I am headed to Fairbanks soon from El Paso (where summer starts in mid-January and ends after Christmas..😉). Not looking forward to winter in Alaska..
I moved to Fairbanks in mid-August (the anniversary was nine days ago) so I had a little bit of time before the leaves started turning. It didn’t snow that year until October 10 (having grown up where an inch of snow was a winter to talk about for a lifetime, of course I remember the exact date), but it hit 45 below unusually early—Thanksgiving—and when a neighbor’s friend backed into my car my bumper ... shattered.
That was the winter of my one and only ice-related traffic accident, in which my newly repaired car didn’t even get a scratch but an oncoming car trying to avoid hitting me as I spun 180 degrees, went off the road and hit a light pole. The subsequent winters my wife and I both sprung for studded tires.
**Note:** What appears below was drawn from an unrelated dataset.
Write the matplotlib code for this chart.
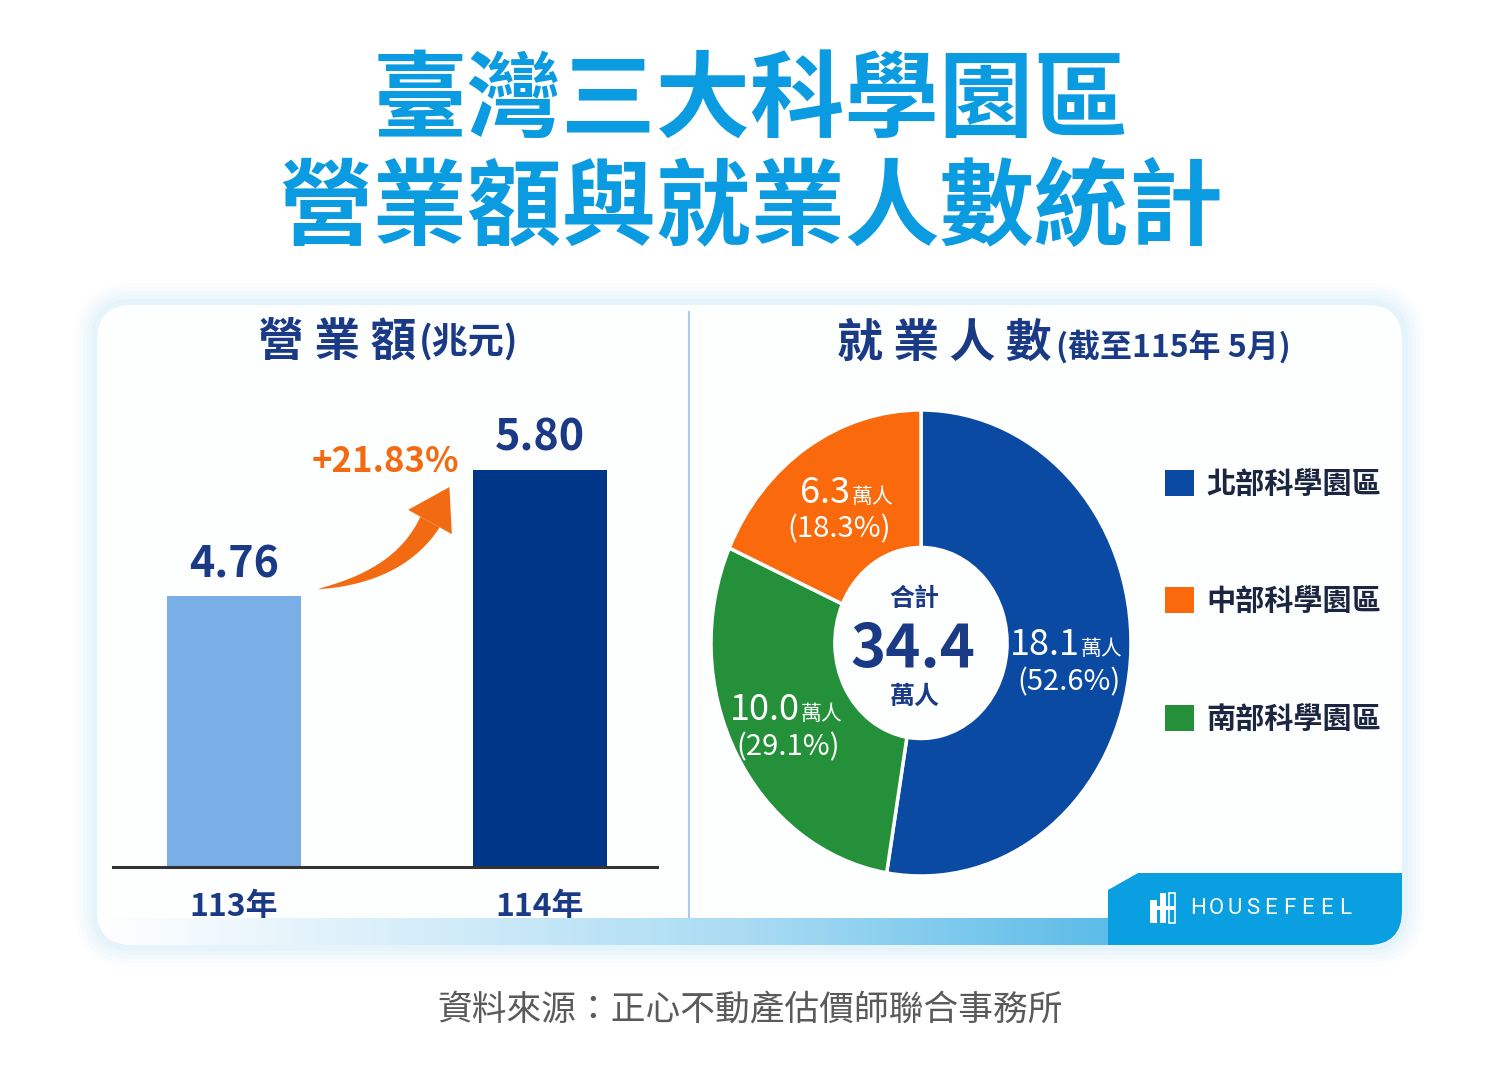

By the time I’d been there a few years I was going around in the winter with no hat or gloves and my coat unzipped, and when someone asked me about it I said, “It’s above zero, ain’t it?” In the spring when the temps finally got up to 32 above, people drive around with their windows rolled down and their jackets thrown in the back or on the passenger seat.
Upsides: Fairbanks is one of the best places in the world to see the Northern Lights. And once you’ve lived there, you will be able to say something not many people can: that you’ve spent a winter in Interior Alaska.